As a purchaser at the receiver’s sale, the appellant took the title to the property bought by him exactly the same as he would have done if he had been a stranger to the suit; and the court that ordered the sale lost all jurisdiction over him. as a purchaser and over the subject-matter of the purchase, as soon as he completed his purchase, took possession of the property, and the court had approved the sale.
If this suit might be kept open for the enforcement of the rent ordered to be paid by the appellant, it could with equal propriety be resorted to for all future accruing rent.
We have no concern with the remedy that appellee may have, either against the appellant, as assignee of the lease, or upon an independent obligation, or against the receiver, under the lease, for neither of such questions are before us.
When the property was, by the receiver’s sale, converted into money, or its equivalent, whatever claims may have existed as a charge against the assets of the estate, could only be asserted against the receiver.

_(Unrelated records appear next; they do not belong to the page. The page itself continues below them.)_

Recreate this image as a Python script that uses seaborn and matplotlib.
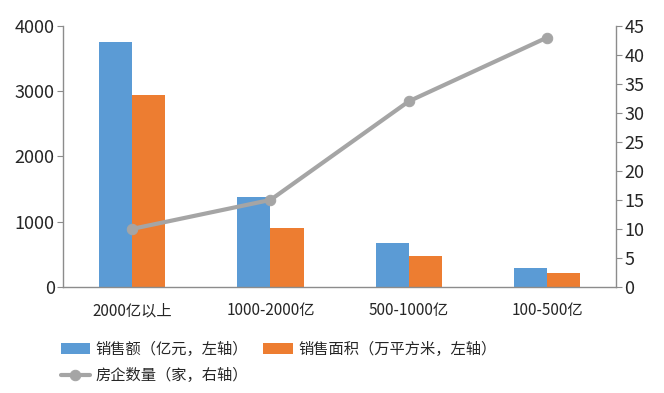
import numpy as np
import pandas as pd
import matplotlib
matplotlib.use("Agg")
import matplotlib.pyplot as plt
import seaborn as sns

categories = ["2000亿以上", "1000-2000亿", "500-1000亿", "100-500亿"]
sales_amount = [3760, 1380, 680, 290]      # 销售额（亿元，左轴）
sales_area = [2940, 900, 475, 220]          # 销售面积（万平方米，左轴）
firm_count = [10, 15, 32, 43]               # 房企数量（家，右轴）

label_amount = "销售额（亿元，左轴）"
label_area = "销售面积（万平方米，左轴）"
label_count = "房企数量（家，右轴）"

blue = "#5B9BD5"
orange = "#ED7D31"
gray = "#A5A5A5"
axis_color = "#8C8C8C"

sns.set_style("white")
plt.rcParams["font.family"] = ["Noto Sans CJK SC", "DejaVu Sans"]

df = pd.DataFrame({
    "cat": categories * 2,
    "value": sales_amount + sales_area,
    "series": [label_amount] * 4 + [label_area] * 4,
})

fig = plt.figure(figsize=(6.64, 3.93), dpi=100)
ax = fig.add_axes([0.095, 0.270, 0.833, 0.664])

sns.barplot(data=df, x="cat", y="value", hue="series", order=categories,
            palette=[blue, orange], width=0.48, saturation=1, linewidth=0,
            ax=ax)
ax.get_legend().remove()
ax.set_xlim(-0.5, 3.5)
ax.set_ylim(0, 4000)
ax.set_yticks([0, 1000, 2000, 3000, 4000])
ax.set_xlabel("")
ax.set_ylabel("")

ax2 = ax.twinx()
sns.lineplot(x=np.arange(len(categories)), y=firm_count, ax=ax2, color=gray,
             linewidth=3, marker="o", markersize=7.5, markeredgecolor=gray,
             legend=False)
ax2.set_ylim(0, 45)
ax2.set_yticks(range(0, 50, 5))
ax2.set_xlim(-0.5, 3.5)

for a in (ax, ax2):
    a.spines["top"].set_visible(False)
    for side in ["left", "right", "bottom"]:
        a.spines[side].set_color(axis_color)
        a.spines[side].set_linewidth(1.0)

ax.spines["right"].set_visible(False)
ax2.spines["left"].set_visible(False)
ax2.spines["bottom"].set_visible(False)

ax.set_xticks(range(len(categories)))
ax.set_xticklabels(categories, fontsize=11)
ax.set_xticks(np.arange(-0.5, 4.0, 1.0), minor=True)
ax.tick_params(axis="x", which="major", length=0, pad=11)
ax.tick_params(axis="x", which="minor", length=5, color=axis_color, direction="out")
ax.tick_params(axis="y", length=4, color=axis_color, labelsize=13, pad=2)
ax2.tick_params(axis="y", length=4, color=axis_color, labelsize=13, pad=2)

bar_handles, _ = ax.get_legend_handles_labels()
line_handle = ax2.lines[0]
handles = [bar_handles[0], line_handle, bar_handles[1]]
labels = [label_amount, label_count, label_area]
fig.legend(handles, labels, loc="upper left", bbox_to_anchor=(0.082, 0.148),
           ncol=2, frameon=False, fontsize=11, handlelength=1.9,
           handleheight=0.8, columnspacing=1.0, handletextpad=0.4,
           labelspacing=0.6, borderaxespad=0)

fig.savefig("out.png", dpi=100)
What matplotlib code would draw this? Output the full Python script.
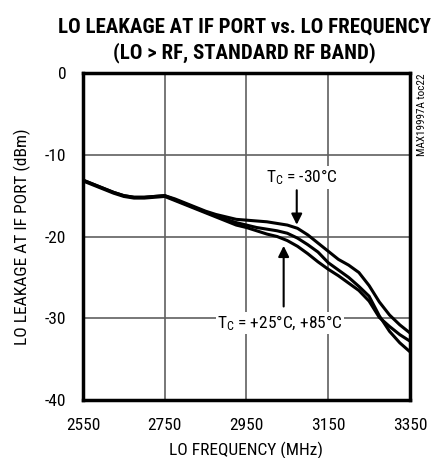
import matplotlib.pyplot as plt
from matplotlib import font_manager

# fuentes estrechas, la primera que exista
nombres = {f.name for f in font_manager.fontManager.ttflist}
fuente = next((n for n in ['Roboto Condensed', 'Archivo Narrow', 'Barlow Condensed']
               if n in nombres), 'DejaVu Sans')
plt.rcParams['font.family'] = [fuente, 'DejaVu Sans']
plt.rcParams['axes.unicode_minus'] = False
plt.rcParams['mathtext.fontset'] = 'custom'
plt.rcParams['mathtext.rm'] = fuente
plt.rcParams['mathtext.it'] = fuente

# LO frequency (MHz), paso de 25 MHz
frec = list(range(2550, 3351, 25))

# LO leakage (dBm) for each case temperature
tc_m30 = [-13.1, -13.6, -14.1, -14.6, -15.0, -15.2, -15.2, -15.1, -15.0, -15.4,
          -15.9, -16.4, -16.9, -17.3, -17.6, -17.9, -18.0, -18.1, -18.2, -18.4,
          -18.6, -19.0, -19.8, -20.8, -21.8, -22.8, -23.5, -24.4, -26.0, -28.0,
          -29.6, -30.8, -31.8]
tc_p25 = [-13.1, -13.6, -14.1, -14.6, -15.0, -15.2, -15.2, -15.1, -15.0, -15.5,
          -16.0, -16.5, -17.0, -17.5, -17.9, -18.3, -18.6, -18.9, -19.1, -19.3,
          -19.6, -20.2, -21.0, -21.9, -23.2, -24.1, -25.0, -26.1, -27.3, -29.7,
          -31.6, -33.0, -34.1]
tc_p85 = [-13.2, -13.7, -14.2, -14.7, -15.1, -15.3, -15.3, -15.2, -15.1, -15.6,
          -16.1, -16.6, -17.1, -17.6, -18.1, -18.6, -18.9, -19.3, -19.7, -20.0,
          -20.5, -21.2, -22.1, -23.1, -24.0, -24.8, -25.7, -26.6, -27.9, -29.9,
          -31.0, -32.0, -32.8]

xticks = [2550, 2750, 2950, 3150, 3350]
yticks = [0, -10, -20, -30, -40]

fig = plt.figure(figsize=(4.32, 4.58), dpi=100)
ax = fig.add_axes([0.192, 0.1266, 0.757, 0.714])

for serie in (tc_m30, tc_p25, tc_p85):
    ax.plot(frec, serie, color='black', lw=2.2, solid_capstyle='butt')

ax.set_xlim(2550, 3350)
ax.set_ylim(-40, 0)
ax.set_xticks(xticks)
ax.set_yticks(yticks)
ax.tick_params(length=0, labelsize=12.5)
ax.tick_params(axis='x', pad=13)
ax.tick_params(axis='y', pad=12)
ax.grid(True, color='#606060', lw=1.2)
for s in ax.spines.values():
    s.set_linewidth(2.5)

ax.set_xlabel('LO FREQUENCY (MHz)', fontsize=12.5, labelpad=6)
ax.set_ylabel('LO LEAKAGE AT IF PORT (dBm)', fontsize=12.5, labelpad=10)

fig.text(0.566, 0.912, 'LO LEAKAGE AT IF PORT vs. LO FREQUENCY\n(LO > RF, STANDARD RF BAND)',
         ha='center', va='center', fontsize=15, fontweight='heavy', linespacing=1.3)

# anotaciones
ax.annotate('', xy=(3073, -18.9), xytext=(3073, -14.0),
            arrowprops=dict(arrowstyle='-|>', color='black', lw=1.5, mutation_scale=16))
ax.text(3085, -12.8, 'T$_{\\rm C}$ = -30°C', ha='center', va='center', fontsize=12.5,
        bbox=dict(facecolor='white', edgecolor='none', pad=1))
ax.annotate('', xy=(3041, -20.8), xytext=(3041, -28.9),
            arrowprops=dict(arrowstyle='-|>', color='black', lw=1.5, mutation_scale=16))
ax.text(3032, -30.6, 'T$_{\\rm C}$ = +25°C, +85°C', ha='center', va='center', fontsize=12.5,
        bbox=dict(facecolor='white', edgecolor='none', pad=1))

fig.text(0.977, 0.84, 'MAX19997A toc22', rotation=90, ha='center', va='top', fontsize=8)

fig.savefig('out.png', dpi=100)
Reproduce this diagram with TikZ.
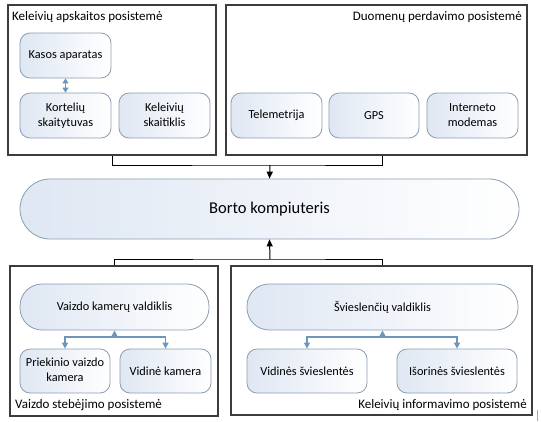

The Circuit Court had full jurisdiction to entertain such claims and do exact justice with reference to them, but it had no jurisdiction to settle disputes between the purchaser of the property of the estate and a third party, growing out of subsequent dealing with the property.
There is no question in this record as to the duty of the court to prevent its receiver from repudiating his contract obligations.
The only question is, may the court follow up a purchaser at its receiver’s sale, and enforce against him an express or implied undertaking entered into by him, as such purchaser, with a third party subsequent to the purchase ? In so doing we think the Circuit Court exceeded its jurisdiction.
Holding as we do, that there is no liability of the appellant to the appellee in this proceeding, the order of the Circuit Court will be reversed, without remanding the cause.